WASHINGTON (JTA) — Ben Cardin, one of a handful of Senate Democrats who opposed the Iran nuclear deal, urged the Trump administration not to pull out of it — the latest indication of congressional resistance to killing the agreement.
“If we violate a U.N. resolution, in the eyes of the international community, do we have any credibility?” Cardin asked Wednesday at a monthly meeting he holds with foreign policy reporters, referring to the Security Council resolution that undergirds the deal. “I don’t understand the strategy to set up the potential of the United States walking away from a nuclear agreement.”
Cardin, who is Jewish and the top Democrat on the Senate’s Foreign Relations Committee, was one of four Senate Democrats who opposed the 2015 deal, which trades sanctions relief for Iran’s rollback of its nuclear program.
He warned the administration to stick to the deal as long as Iran is abiding by it. President Donald Trump has called the agreement one of the worst he ever encountered and intimated he might kill it or at least open it up to renegotiation.

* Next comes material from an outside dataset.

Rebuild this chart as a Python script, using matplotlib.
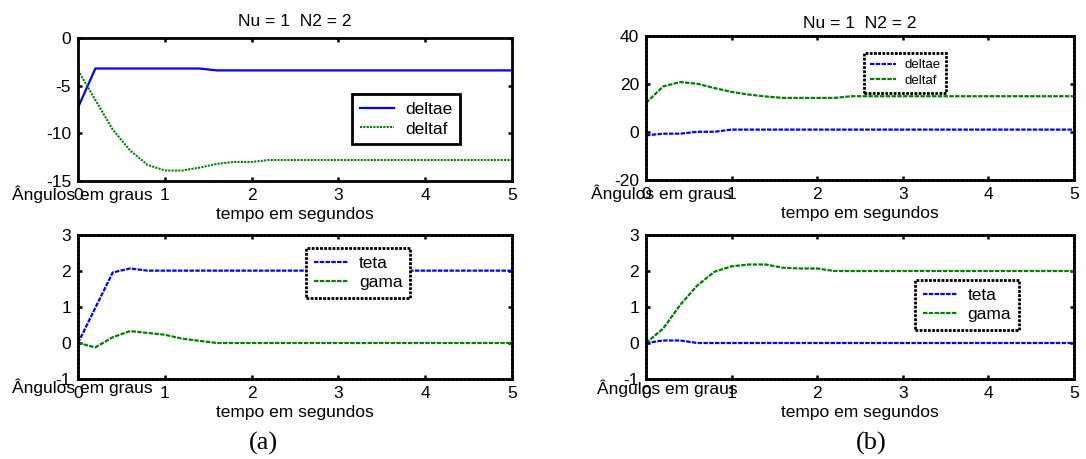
import matplotlib
matplotlib.use("Agg")
import matplotlib.pyplot as plt

plt.rcParams['font.family'] = ['Liberation Sans', 'DejaVu Sans']
plt.rcParams['axes.unicode_minus'] = False

# time axis (s)
t = [0.0, 0.2, 0.4, 0.6, 0.8, 1.0, 1.2, 1.4, 1.6, 1.8, 2.0, 2.2, 2.4, 2.6,
     2.8, 3.0, 3.2, 3.4, 3.6, 3.8, 4.0, 4.2, 4.4, 4.6, 4.8, 5.0]

# (a) top: control surfaces
a_deltae = [-7.3, -3.2, -3.2, -3.2, -3.2, -3.2, -3.2, -3.2, -3.4, -3.4, -3.4, -3.4, -3.4,
            -3.4, -3.4, -3.4, -3.4, -3.4, -3.4, -3.4, -3.4, -3.4, -3.4, -3.4, -3.4, -3.4]
a_deltaf = [-3.4, -6.5, -9.6, -11.8, -13.3, -13.9, -13.9, -13.6, -13.2, -13.0, -13.0, -12.8,
            -12.8, -12.8, -12.8, -12.8, -12.8, -12.8, -12.8, -12.8, -12.8, -12.8, -12.8,
            -12.8, -12.8, -12.8]
# (a) bottom: angles
a_teta = [0.0, 0.98, 1.96, 2.07, 2.01, 2.01, 2.01, 2.01, 2.01, 2.01, 2.01, 2.01, 2.01,
          2.01, 2.01, 2.01, 2.01, 2.01, 2.01, 2.01, 2.01, 2.01, 2.01, 2.01, 2.01, 2.01]
a_gama = [0.0, -0.12, 0.16, 0.33, 0.28, 0.23, 0.12, 0.06, 0.0, 0.0, 0.0, 0.0, 0.0,
          0.0, 0.0, 0.0, 0.0, 0.0, 0.0, 0.0, 0.0, 0.0, 0.0, 0.0, 0.0, 0.0]

# (b) top: control surfaces
b_deltae = [-1.4, -0.7, -0.7, 0.1, 0.1, 1.0, 1.0, 1.0, 1.0, 1.0, 1.0, 1.0, 1.0,
            1.0, 1.0, 1.0, 1.0, 1.0, 1.0, 1.0, 1.0, 1.0, 1.0, 1.0, 1.0, 1.0]
b_deltaf = [12.1, 19.0, 20.8, 20.1, 18.3, 16.7, 15.6, 14.8, 14.2, 14.2, 14.2, 14.2, 14.9,
            14.9, 14.9, 14.9, 14.9, 14.9, 14.9, 14.9, 14.9, 14.9, 14.9, 14.9, 14.9, 14.9]
# (b) bottom: angles
b_teta = [0.0, 0.07, 0.07, 0.0, 0.0, 0.0, 0.0, 0.0, 0.0, 0.0, 0.0, 0.0, 0.0,
          0.0, 0.0, 0.0, 0.0, 0.0, 0.0, 0.0, 0.0, 0.0, 0.0, 0.0, 0.0, 0.0]
b_gama = [0.0, 0.4, 1.06, 1.6, 1.98, 2.13, 2.18, 2.18, 2.09, 2.07, 2.07, 2.0, 2.0,
          2.0, 2.0, 2.0, 2.0, 2.0, 2.0, 2.0, 2.0, 2.0, 2.0, 2.0, 2.0, 2.0]

title_txt = "Nu = 1  N2 = 2"
xlabel_txt = "tempo em segundos"
ylabel_txt = "Ângulos em graus"
xticks = [0, 1, 2, 3, 4, 5]

BLUE = '#0000ff'
GREEN = '#008000'

W, H = 1086, 459
fig = plt.figure(figsize=(W / 100, H / 100), dpi=100)


def axes_px(l, t_, r, b):
    return fig.add_axes([l / W, 1 - b / H, (r - l) / W, (b - t_) / H])


FRAME_DOT = (0, (1.0, 0.5))


def style(ax, dotted_frame, ylim, yticks):
    ax.set_xlim(0, 5)
    ax.set_ylim(*ylim)
    ax.set_xticks(xticks)
    ax.set_yticks(yticks)
    ax.tick_params(direction='in', length=3, width=1.8, top=True, right=True,
                   labelsize=12.5, pad=5)
    for s in ax.spines.values():
        s.set_linewidth(2.0)
        s.set_color('black')
        if dotted_frame:
            s.set_linestyle(FRAME_DOT)
    ax.set_xlabel(xlabel_txt, fontsize=12.5, labelpad=3)


def leg(ax, anchor, fs, dotted):
    lg = ax.legend(loc='upper left', bbox_to_anchor=anchor, borderaxespad=0,
                   fontsize=fs, fancybox=False, frameon=True, handlelength=2.0,
                   handletextpad=0.6, borderpad=0.45, labelspacing=0.25)
    fr = lg.get_frame()
    fr.set_edgecolor('black')
    fr.set_linewidth(2.0)
    fr.set_alpha(1)
    if dotted:
        fr.set_linestyle(FRAME_DOT)
    return lg


dash = (0, (2.0, 0.6))
dot = (0, (1.0, 0.6))

# (a) top
ax1 = axes_px(78, 38, 512, 181)
ax1.plot(t, a_deltae, color=BLUE, lw=1.6, label='deltae')
ax1.plot(t, a_deltaf, color=GREEN, lw=1.5, ls=dot, label='deltaf')
style(ax1, False, (-15, 0), [-15, -10, -5, 0])
ax1.set_title(title_txt, fontsize=12.5, pad=9)
leg(ax1, (0.631, 0.608), 12.5, False)
ax1.text(-0.152, -0.09, ylabel_txt, transform=ax1.transAxes, fontsize=12.5,
         ha='left', va='center', clip_on=False)

# (b) top
ax2 = axes_px(646, 36, 1074, 180)
ax2.plot(t, b_deltae, color=BLUE, lw=1.6, ls=dash, label='deltae')
ax2.plot(t, b_deltaf, color=GREEN, lw=1.6, ls=dash, label='deltaf')
style(ax2, True, (-20, 40), [-20, 0, 20, 40])
ax2.set_title(title_txt, fontsize=12.5, pad=6)
leg(ax2, (0.509, 0.882), 9.5, True)
ax2.text(-0.1285, -0.09, ylabel_txt, transform=ax2.transAxes, fontsize=12.5,
         ha='left', va='center', clip_on=False)

# (a) bottom
ax3 = axes_px(78, 235, 512, 379)
ax3.plot(t, a_teta, color=BLUE, lw=1.6, ls=dash, label='teta')
ax3.plot(t, a_gama, color=GREEN, lw=1.6, ls=dash, label='gama')
style(ax3, True, (-1, 3), [-1, 0, 1, 2, 3])
leg(ax3, (0.525, 0.91), 12.5, True)
ax3.text(-0.152, -0.056, ylabel_txt, transform=ax3.transAxes, fontsize=12.5,
         ha='left', va='center', clip_on=False)

# (b) bottom
ax4 = axes_px(646, 235, 1074, 379)
ax4.plot(t, b_teta, color=BLUE, lw=1.6, ls=dash, label='teta')
ax4.plot(t, b_gama, color=GREEN, lw=1.6, ls=dash, label='gama')
style(ax4, True, (-1, 3), [-1, 0, 1, 2, 3])
leg(ax4, (0.628, 0.6875), 12.5, True)
ax4.text(-0.114, -0.0625, ylabel_txt, transform=ax4.transAxes, fontsize=12.5,
         ha='left', va='center', clip_on=False)

fig.text(263 / W, 1 - 443 / H, "(a)", family='Liberation Serif', fontsize=19,
         ha='center', va='center')
fig.text(871 / W, 1 - 443 / H, "(b)", family='Liberation Serif', fontsize=19,
         ha='center', va='center')

fig.savefig('out.png', dpi=100)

Cardin said he was speaking for many opponents of the deal.
“We thought it was the wrong decision,” he said, “but we want to see it implemented.”
Trump has said his decision on what to do with the deal will be known by next month. The president can declare Iran is not complying with the agreement under a law that Cardin co-authored that requires the president to periodically certify Iran is abiding by the pact. That would give Congress 60 days to reimpose sanctions — effectively leaving it up to lawmakers whether to withdraw from the deal. The certification is due by Oct. 15.
Cardin said kicking the ball to Congress would be an abdication of executive responsibility.
“This is not a congressional agreement, this is an agreement entered into by the president,” he said.
Trump may also unilaterally stop the deal simply by refusing to waive sanctions.
Cardin echoed warnings issued earlier this week by European ambassadors that there is little appetite among U.S. allies to end the deal.
“It’s pretty universal that our friends don’t want us to walk away from the agreement,” he said.
Cardin last week joined six other Senate Democrats in top security positions in a letter to administration officials demanding evidence that Iran is not in compliance. U.N. nuclear inspectors have repeatedly certified Iranian compliance.
The resistance to ending the deal is not confined to Democrats. The top foreign policy Republican in the U.S. House of Representatives, Rep. Ed Royce of California, the chairman of the Foreign Affairs Committee, said earlier this month that he would prefer to keep the deal in place. He added that Trump should “enforce the hell out of it.”
And on Wednesday in the House, a Republican, Rep. Francis Rooney of Florida, and a Democrat, Gerald Connolly of Virginia, introduced a bill that would devolve oversight of the agreement on a bipartisan commission to include 16 lawmakers — equally split between Democrats and Republicans from the House and Senate — and four executive branch officials.
Connolly in a joint news release with Rooney indicated that the aim of the commission would be to protect the deal from the whims of the president.
“Congress has a role to play in effective oversight of this agreement, and we must assert that role regardless of whether the President certifies Iran’s compliance,” he said.
Trump derided the deal last week during the U.N. General Assembly as one of the worst he had ever encountered, and he was joined in that assessment by Israeli Prime Minister Benjamin Netanyahu. Trump is also under pressure from some conservatives to kill the deal.
This week, a letter from 45 national security experts urged Trump to quash the deal, hewing to a plan drafted by John Bolton, a former ambassador to the United Nations. Among the signers was Morton Klein, president of the Zionist Organization of America.
Like the European ambassadors who warned against pulling out of the deal, Cardin urged Trump to use the available tools to pressure Iran to modify its behavior, outside the parameter of the nuclear agreement, including a range of sanctions targeting Iran’s missile testing and its military adventurism.
“Seeking the support of our allies to isolate Iran for its non-nuclear activity,” he said. “That should be our strategy.”